Where an invalid or illegal sentence is imposed, the usual remedy is a remand for resentencing. Here, however, the Appellant had already served his sentence. He is no longer under the court's jurisdiction unless he has failed to pay the costs. It would appear, then, that we are confronted with the situation where the Appellant's sentence must be vacated but a remand for a new sentence would certainly subject him to double jeopardy. This we clearly cannot do.

A similar problem confronts us with respect to the constitutional issue raised by Appellant, all of which has to do with the conduct of the hearing de novo and the "proceedings" on November 19, 1979. Even assuming (without deciding) that there is merit in the

[ 61 Pa. Commw. Page 278]

    constitutional arguments, the most this Court could do in this appeal is reverse the trial court and order a new hearing. For what purpose?
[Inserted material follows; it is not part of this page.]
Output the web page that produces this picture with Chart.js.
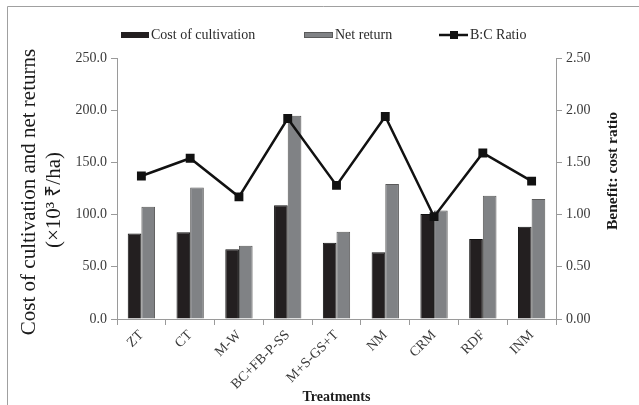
<!DOCTYPE html>
<html>
<head>
<meta charset="utf-8">
<script src="https://cdn.jsdelivr.net/npm/chart.js@4.4.1/dist/chart.umd.min.js"></script>
<style>
html,body{margin:0;padding:0;background:#fff;}
#wrap{position:relative;width:639px;height:405px;}
canvas{display:block;}
</style>
</head>
<body>
<div id="wrap"><canvas id="c" width="639" height="405"></canvas></div>
<script>
const categories = ["ZT","CT","M-W","BC+FB-P-SS","M+S-GS+T","NM","CRM","RDF","INM"];
const costOfCultivation = [82.0, 83.0, 66.7, 109.0, 73.0, 64.0, 100.6, 76.6, 88.4];
const netReturn = [107.6, 126.0, 70.2, 194.7, 83.6, 129.3, 104.0, 118.0, 115.0];
const bcRatio = [1.37, 1.54, 1.17, 1.92, 1.28, 1.94, 0.98, 1.59, 1.32];
const leftTicks = [0, 50, 100, 150, 200, 250];
const rightTicks = [0, 0.5, 1.0, 1.5, 2.0, 2.5];

const SERIF = "'Liberation Serif','Times New Roman',serif";
const TICK_COLOR = '#3a3a3a';
const AXIS_COLOR = '#9a9a9a';

const extras = {
  id: 'extras',
  afterDraw(chart) {
    const ctx = chart.ctx;
    const area = chart.chartArea;
    ctx.save();
    // frame
    ctx.strokeStyle = '#a0a0a0';
    ctx.lineWidth = 1;
    ctx.beginPath();
    ctx.moveTo(7.5, 405);
    ctx.lineTo(7.5, 6.5);
    ctx.lineTo(639, 6.5);
    ctx.stroke();

    // legend
    ctx.font = '14px ' + SERIF;
    ctx.textBaseline = 'middle';
    ctx.textAlign = 'left';
    const ly = 35;
    ctx.fillStyle = '#231f20';
    ctx.fillRect(121, ly - 3, 28, 6);
    ctx.fillStyle = '#2a2a2a';
    ctx.fillText('Cost of cultivation', 151, ly);
    ctx.fillStyle = '#808285';
    ctx.fillRect(304, ly - 3, 29, 6);
    ctx.strokeStyle = '#5a5a5a';
    ctx.strokeRect(304.5, ly - 2.5, 28, 5);
    ctx.fillStyle = '#2a2a2a';
    ctx.fillText('Net return', 335, ly);
    ctx.strokeStyle = '#111';
    ctx.lineWidth = 2.5;
    ctx.beginPath();
    ctx.moveTo(439, ly);
    ctx.lineTo(468, ly);
    ctx.stroke();
    ctx.fillStyle = '#111';
    ctx.fillRect(450, ly - 4, 8, 8);
    ctx.fillStyle = '#2a2a2a';
    ctx.fillText('B:C Ratio', 470, ly);

    // left title
    ctx.fillStyle = '#1a1a1a';
    ctx.textAlign = 'center';
    ctx.save();
    ctx.translate(29, 192);
    ctx.rotate(-Math.PI / 2);
    ctx.font = '21px ' + SERIF;
    ctx.fillText('Cost of cultivation and net returns', 0, 0);
    ctx.restore();
    ctx.save();
    ctx.translate(54, 200);
    ctx.rotate(-Math.PI / 2);
    ctx.font = '21px ' + SERIF;
    ctx.fillText('(\u00d710\u00b3 \u20b9/ha)', 0, 0);
    ctx.restore();

    // right title
    ctx.save();
    ctx.translate(613, 171);
    ctx.rotate(-Math.PI / 2);
    ctx.font = 'bold 15.5px ' + SERIF;
    ctx.fillText('Benefit: cost ratio', 0, 0);
    ctx.restore();

    // x title
    ctx.font = 'bold 14px ' + SERIF;
    ctx.fillText('Treatments', (area.left + area.right) / 2, 397);
    ctx.restore();
  }
};

new Chart(document.getElementById('c'), {
  type: 'bar',
  data: {
    labels: categories,
    datasets: [
      {
        type: 'line',
        label: 'B:C Ratio',
        data: bcRatio,
        yAxisID: 'y1',
        borderColor: '#111',
        backgroundColor: '#111',
        borderWidth: 2.5,
        pointStyle: 'rect',
        pointRadius: 4.5,
        pointHoverRadius: 4.5,
        tension: 0,
        order: 0
      },
      {
        label: 'Cost of cultivation',
        data: costOfCultivation,
        yAxisID: 'y',
        backgroundColor: '#231f20',
        borderColor: '#111',
        borderWidth: 1,
        categoryPercentage: 0.56,
        barPercentage: 1.0,
        order: 1
      },
      {
        label: 'Net return',
        data: netReturn,
        yAxisID: 'y',
        backgroundColor: '#808285',
        borderColor: '#5a5a5a',
        borderWidth: 1,
        categoryPercentage: 0.56,
        barPercentage: 1.0,
        order: 1
      }
    ]
  },
  options: {
    responsive: false,
    animation: false,
    devicePixelRatio: 1,
    layout: { padding: { top: 58, left: 0, right: 0, bottom: 0 } },
    plugins: { legend: { display: false }, tooltip: { enabled: false } },
    scales: {
      x: {
        grid: { display: true, drawOnChartArea: false, offset: true, color: AXIS_COLOR, tickLength: 6 },
        border: { color: AXIS_COLOR },
        ticks: { color: TICK_COLOR, font: { family: SERIF, size: 14 }, minRotation: 45, maxRotation: 45, padding: 2 },
        afterFit(s) { s.height = 86; }
      },
      y: {
        position: 'left',
        min: 0, max: 250,
        afterBuildTicks(s) { s.ticks = leftTicks.map(v => ({ value: v })); },
        grid: { display: true, drawOnChartArea: false, color: AXIS_COLOR, tickLength: 6 },
        border: { color: AXIS_COLOR },
        ticks: { color: TICK_COLOR, font: { family: SERIF, size: 14 }, padding: 4, callback: v => Number(v).toFixed(1) },
        afterFit(s) { s.width = 117; }
      },
      y1: {
        position: 'right',
        min: 0, max: 2.5,
        afterBuildTicks(s) { s.ticks = rightTicks.map(v => ({ value: v })); },
        grid: { display: true, drawOnChartArea: false, color: AXIS_COLOR, tickLength: 6 },
        border: { color: AXIS_COLOR },
        ticks: { color: TICK_COLOR, font: { family: SERIF, size: 14 }, padding: 4, callback: v => Number(v).toFixed(2) },
        afterFit(s) { s.width = 83; }
      }
    }
  },
  plugins: [extras]
});
</script>
</body>
</html>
If the Appellant is again found guilty, the same problem of double jeopardy occurs when sentence is imposed.

We conclude that inasmuch as Appellant has served his sentence, albeit an illegal one, this Court would do him a disservice by remanding the case for a new hearing or the imposition of a new sentence. Accordingly, in the interest of justice and fairness,*fn7 we will vacate the sentence, discharge the defendant from any further obligations thereunder and dismiss the remainder of this appeal.


And Now, this 14th day of August, 1981, the sentences imposed by the Court of Common Pleas of McKean County to Numbers 62 and 63 December Term 1978 are vacated, Ralph R. DeVillars is discharged from any further obligation thereunder and the remainder of the within appeal is dismissed.


Sentence vacated. Defendant discharged.